Back when TVs were originally introduced things were pretty simple — you plug it in and start watching. But over the years it’s become an almost comical challenge to watch TV. The introduction of cable boxes, DVRs, and now streaming media (and their associated remotes) have all contributed to an experience that is broken and has been for a long time. The experience is ripe for simplification and I think Apple has the best shot at it. Remember the original iMac commercial (below)? Now imagine it as a commercial for the new Apple TV. There is no step 3.
If you want to get a sense of how complex it is to set up a fairly typical TV configuration, check out the play-by-play of my recent experience switching cable companies below. This was going to be my original post, but it’s about as tedious to read as it was to experience. Still, if you’re interested in how broken the TV experience is, read on…
The ordeal that is cable TV
Last week I got fed up with Comcast and decided to switch to another provider (Astound, if you’re curious). I was essentially getting the same services from the new provider as I got from Comcast, so this should have been a pretty straightforward process. The experience I will outline below is fairly typical and, in my mind, a fantastic example of why the world needs an honest to goodness TV from Apple.
“Hi, I’m on my way. I got a cable card for your Tivo. To be honest, I don’t now much about these, so I hope you can help me out.”
“I’ve set one up before when the last cable guy didn’t know how. I kinda remember the process.”
“Whew! That’s a relief! See you in a bit.”
I hop on the Web and search for Tivo + Cable Card on Astound. Lots of complaining about how hard it is to set up, how it never got set up, etc. Starting to look grim.
“Knock, knock! It’s the Cable Guy! Let’s set up your Internet first.”
Within 5 minutes, Internet is up and running. All I had to do was unplug and re-plug the power on my AirPort Extreme. Done (and it’s wicked fast!).
“I love this Apple stuff. Never have any problems. Now, here’s the cable card for your Tivo. Show me how this works.”
I plug in the cable card and see this:
“That’s funny. Maybe the card isn’t activated. Let me call the service desk.”
Several minutes later, they send a “signal” to the card. We check to see if we get channels. Success!
“I guess that’s it!”
“Yep, I guess so. Thanks!”
I say my goodbyes to the Cable Guy and he drives off. I start using the TV and realize that none of the channels match the guide. Some channels I’m supposed to receive aren’t there, the ones that are there have the wrong names, other channels just come up blank. I decide to call support to troubleshoot.
“I’m sending a signal to your cable card… Did that fix it?”
“No. No it did not.”
“Okay, I’ll send the tech back out to fix this.”

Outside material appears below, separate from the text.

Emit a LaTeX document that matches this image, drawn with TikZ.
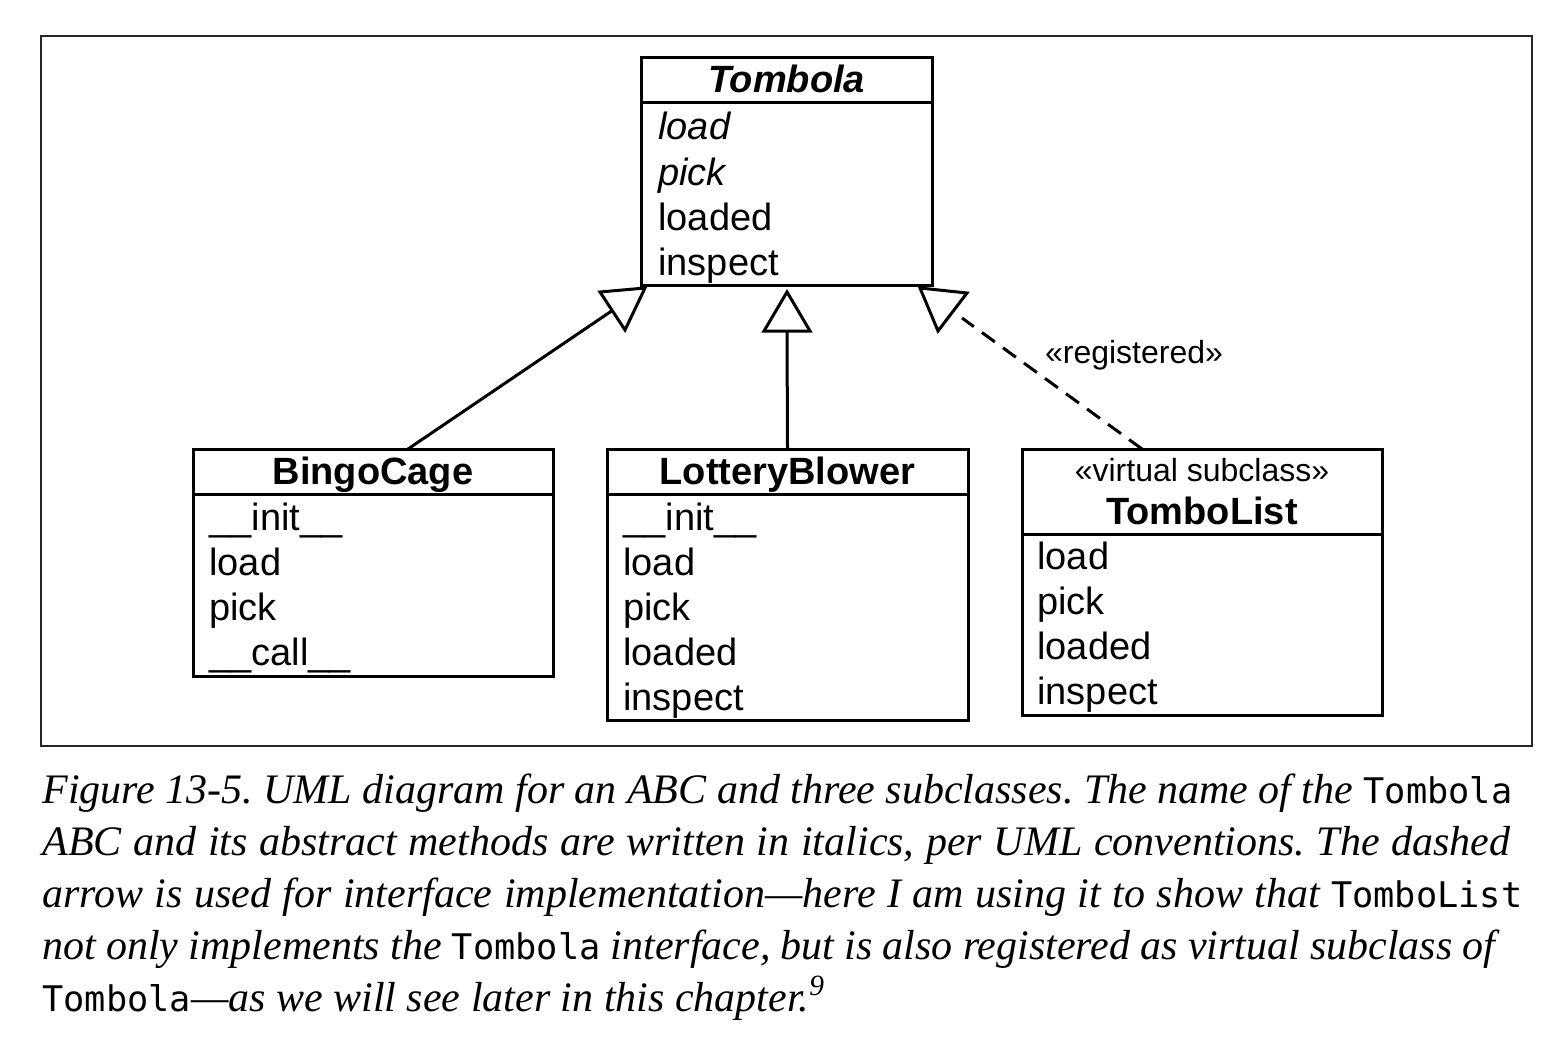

“Oh you mean the guy who doesn’t know anything about Tivo and cable cards? Good idea.”
I head to the Internet to find answers. After searching and clicking and digging for about 10 minutes I find what I’m looking for. Turns out I have to tell the Tivo which cable service I’m using. After giving Tivo the details, I’m presented with this:
It’s downloading program information for about 30 minutes using a 50mb Internet connection. It spends 90% of this time “preparing” — whatever that means.
Okay, now the lineup matches but I have dozens of non-HD channels, shopping channels, foreign language channels, public access channels and empty channels that I don’t want to see. Surely there must be a simple way to get rid of these?
Another search on the Tivo website tells me I can get rid of channels I don’t want, but there’s a catch. I have to remove them ONE-BY-ONE and I can’t see the channel content while removing channels, so I have to continually hop back and forth between watching TV and drilling into the menu to remove channels.
At this point, I’ve been setting up my TV service for about 4 hours and it’s still not right but it’s as close as I have the patience to endure. I’m done for now.
Now imagine your average consumer. They would almost certainly have given up as soon as they heard the words “cable card”. It shouldn’t be this hard. How should it work?
- Plug the TV into the wall
- Plug the coax cable into the back of the TV
- Plug the Ethernet cable into the back of the TV (or configure wireless)
- Turn on the TV and enjoy
I should not have to see standard definition channels when I get those same channels in HD. I should be able to remove channels while I’m watching them, and not have to drill into a menu. I should be able to favorite channels while I’m watching them. I should be able to configure all of my streaming services from a computer, smartphone or tablet so that I don’t have to use the stupid on-screen keyboard on the TV.